I started with a year's worth of location data that I gathered via OpenPaths, a project I contributed to while at the New York Times Research and Development Lab. The process of creating the music itself was actually fairly straightforward. I developed an algorithm for extrapolating "places" from the raw latitude/longitude data -- identifying the start and end points of my trips, and how long I was spending at each place. I knew I wanted this to be a tonal piece, because I wanted it to be understood as music rather than some arbitrary and cold sonification. So it was a compositional process of choosing harmonies to represent each place. Ordering the places by how often I was there adds to the musicality, because it means I can make consonance correspond to routine. (You hear a lot of major thirds, which is me sleeping at home).
So the code is literally just a table that maps place order to musical interval. I also realized, however, that the listener needs a frame of reference to perceive the daily cycles, something that corresponds directly to the rotation of the platter. That is the pulse you hear, which sets everything to a grid that corresponds to two hours of lived time and makes everything musically legible. My software outputs a MIDI signal -- the sounds themselves are actually produced via the open source/open hardware Meeblip synth, and an assortment of guitar pedals.
There's a lot of emphasis on the process of making this album, and perhaps less on the product -- the sound of the record itself. Is this something that's important to you -- the art-making as opposed to just the art?
Those dimensions are pretty much inextricable as far as I'm concerned. The aesthetics of the music are important to me, as is the craft of producing the vinyl itself -- these aspects make the communication with the listener genuine. I made a piece that I enjoy listening to and which reflects my inspirations. But ultimately the piece is conceptually motivated, I'm trying to say something both about the rhythms of everyday life and the nature of data, and the process of making the record -- the performance of making it -- is integral to how it should be understood.
The project is gaining attention in the wake of the Snowden revelation. Did you feel influenced or inspired by the NSA leak?
Quotidian Record was actually completed as part of my residency at Eyebeam Art and Technology Center in the summer of 2012, so it predates the recent revelations about the NSA, though there was already plenty of speculation.
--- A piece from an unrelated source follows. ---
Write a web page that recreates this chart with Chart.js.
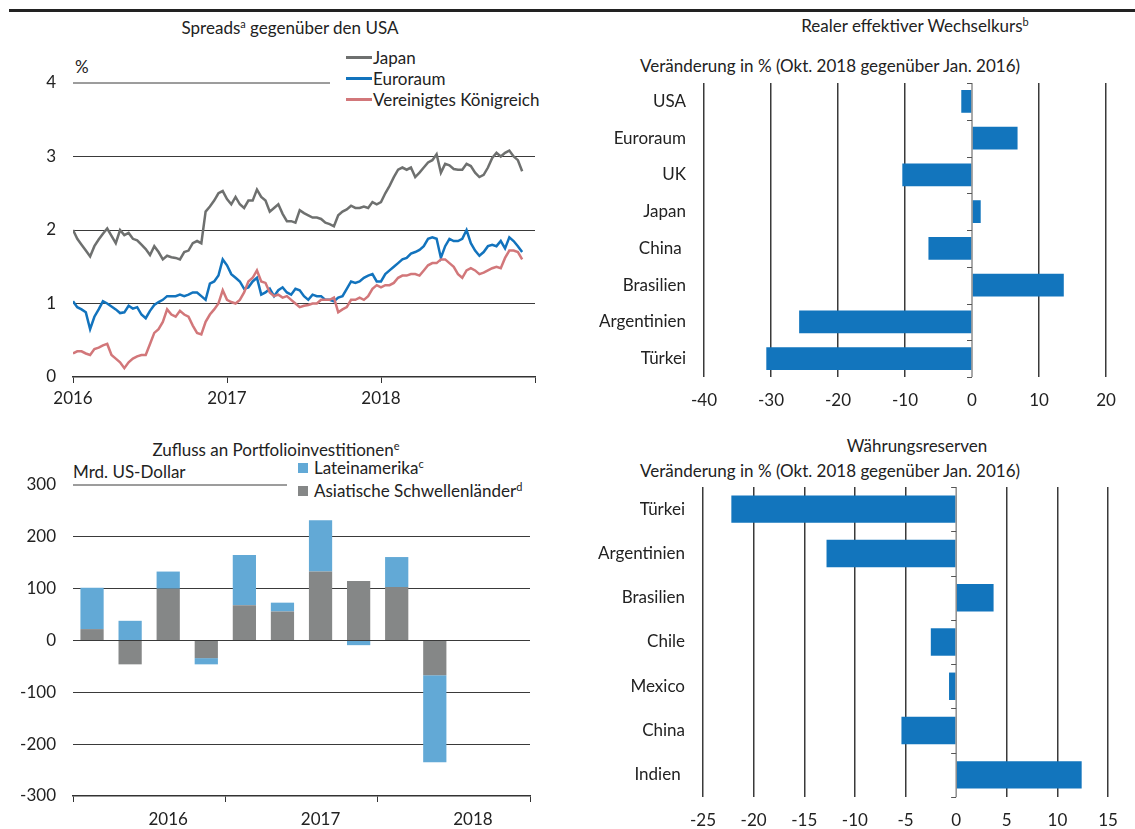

I was, and am, very concerned about how data technologies change the texture of everyday life, whether it's surveillance by the state or the commodification of reified time -- all these photos and 'likes' that drive Facebook. The data exhaust everyone produces everyday through the use of these devices is more personal than we think, and we have to reckon with that.
If you could liken the record to any contemporary albums, which would you choose?
Someone made the comparison to Laurie Spiegel's "The Expanding Universe", which I actually (and embarrassingly) hadn't heard, but I am very happy about the reference. But to be honest, though you'd have a hard time hearing it, the most direct influence is probably "Aesthetica," an album by the Brooklyn black-metal band Liturgy. They are absolutely amazing. And the structural parallels are in there somewhere.